大正時代から現代まで、その時代の経済事象をつぶさに追ってきた『週刊ダイヤモンド』。創刊約100年となるバックナンバーでは、日本経済の現代史が語られているといってもいい。本コラムでは、約100年間の『週刊ダイヤモンド』を紐解きながら歴史を逆引きしていく。今回は、福島原発をめぐる東電の損害賠償問題で浮上した「発送電分離論」を検証するとともに、電力会社9社による地域独占体制の問題点を考える。(ダイヤモンド社論説委員 坪井賢一)

東電の損害賠償問題で浮上した
「原発賠償機構新設」と「発送電分離」の矛盾

 現在の電力会社9社による地域独占体制は、1951年5月に始まった仕組みである(本稿では沖縄電力を除く。沖縄電力を含めると10社体制)。

 福島原発事故をめぐる東京電力の損害賠償問題に関しては、政府による東京電力賠償支援法案が準備されている段階だ。基本的には東電を現状のまま存続させ、債務超過に陥らない程度に資産を売却し、支払えない金額を新設する原発賠償機構を通して東電へ融資するというスキームだ。原発賠償機構へ出資するのは東電以外の電力会社と政府である。

 けっきょく、各電力会社も政府も、税金や電気料金から支払うわけで、最終的には国民負担になる。東電は融資される側だから返済しなければならない。債務超過にならないよう長期間にわたって返済するので、やはり電気料金を引き上げて賄おうとするだろう。

 ゼロ金利下、不良債権を10年間で100兆円処理した金融機関と同じようなものだ。金融機関はゼロ金利によって国民から移転された所得で償却したわけだから、けっきょく国民が負担したのである。もちろん、注入された公的資金の分は返済されているが、まだ、りそな銀行は全額を返済できていない。

 東電「支援」スキームでは原発賠償機構という新しい組織が介在することでクッションが入り、国民は幻惑されそうだが、ほとんど国民負担になることは目に見えている。

 一方、このスキームだけでは国民の支持を得られないと踏んだ民主党政権は、小出しに「発送電分離論」を流している。日本経団連会長は、「原発事故賠償と発送電分離は関係ない」と語っているが(5月23日)、関係はある。

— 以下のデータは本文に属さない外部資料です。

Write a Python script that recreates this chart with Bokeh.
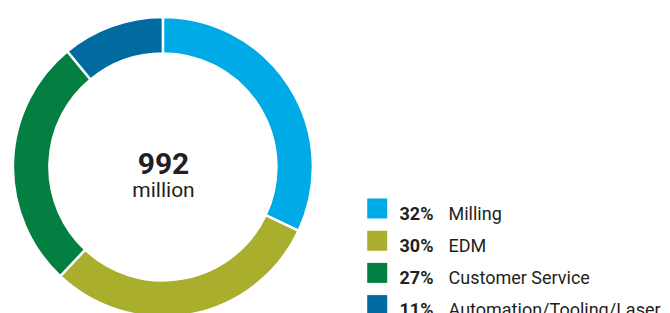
import numpy as np
from bokeh.plotting import figure
from bokeh.models import Range1d, ColumnDataSource
from bokeh.core.properties import value
from bokeh.embed import file_html
from bokeh.resources import INLINE

# ---- data ----
categories = ["Milling", "EDM", "Customer Service", "Automation/Tooling/Laser"]
shares = [32, 30, 27, 11]
pct_labels = ["32%", "30%", "27%", "11%"]
colors = ["#00AAE6", "#A9AE2C", "#037F42", "#006AA1"]
total_value = "992"
total_unit = "million"

W, H = 670, 313
TXT = "#231F20"
TXT_SHIFT = -8  # empirical baseline correction for svg text

def sx(x):  # screen x -> data x
    return x

def sy(y):  # screen y -> data y
    return H - y

def ty(y):
    return H - (y + TXT_SHIFT)

p = figure(width=W, height=H, output_backend="svg", toolbar_location=None,
           x_range=Range1d(0, W), y_range=Range1d(0, H), min_border=0)
p.axis.visible = False
p.grid.visible = False
p.outline_line_color = None
p.background_fill_color = "white"

# donut
frac = np.array(shares, dtype=float) / sum(shares)
cum = np.concatenate([[0], np.cumsum(frac)])
start = np.pi / 2 - cum[1:] * 2 * np.pi
end = np.pi / 2 - cum[:-1] * 2 * np.pi
src = ColumnDataSource(dict(start=start, end=end, color=colors))
cx, cy = sx(162.4), sy(166.4)
p.annular_wedge(x=cx, y=cy, inner_radius=113.5, outer_radius=150,
                inner_radius_units="screen", outer_radius_units="screen",
                start_angle="start", end_angle="end", direction="anticlock",
                fill_color="color", line_color="white", line_width=2.5, source=src)

# center text
p.text(x=[sx(163)], y=[ty(170.5)], text=[total_value], text_font=value("Roboto"),
       text_font_style="bold", text_font_size="30px", text_color=TXT,
       text_align="center", text_baseline="alphabetic")
p.text(x=[sx(163)], y=[ty(197.3)], text=[total_unit], text_font=value("Roboto"),
       text_font_size="21px", text_color=TXT,
       text_align="center", text_baseline="alphabetic")

# legend
n = len(categories)
row_c = [208.5 + 32.2 * i for i in range(n)]
lsrc = ColumnDataSource(dict(
    x=[sx(376.7)] * n, y=[sy(c - 0.5) for c in row_c], color=colors,
    ty=[ty(c + 12.2) for c in row_c], px=[sx(433)] * n, lx=[sx(448)] * n,
    pct=pct_labels, cat=categories))
p.rect(x="x", y="y", width=20, height=20, width_units="screen", height_units="screen",
       fill_color="color", line_color=None, source=lsrc)
p.text(x="px", y="ty", text="pct", text_font=value("Roboto"), text_font_style="bold",
       text_font_size="18px", text_color=TXT, text_align="right",
       text_baseline="alphabetic", source=lsrc)
p.text(x="lx", y="ty", text="cat", text_font=value("Roboto"),
       text_font_size="18px", text_color=TXT, text_align="left",
       text_baseline="alphabetic", source=lsrc)

open("out.html", "w").write(file_html(p, INLINE))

 東電はどう考えてもすでに実質債務超過である。推定20兆円を負担できる企業などあるわけがない。しかも無限責任を負っている。東電本体で負担できないから業界全体で負担、そして政府負担、最後は国民負担になるわけだ。したがって、東電が資産をどこまで売却できるかで国民の負担額は決まる。そこで出てきたのが「発送電分離論」である。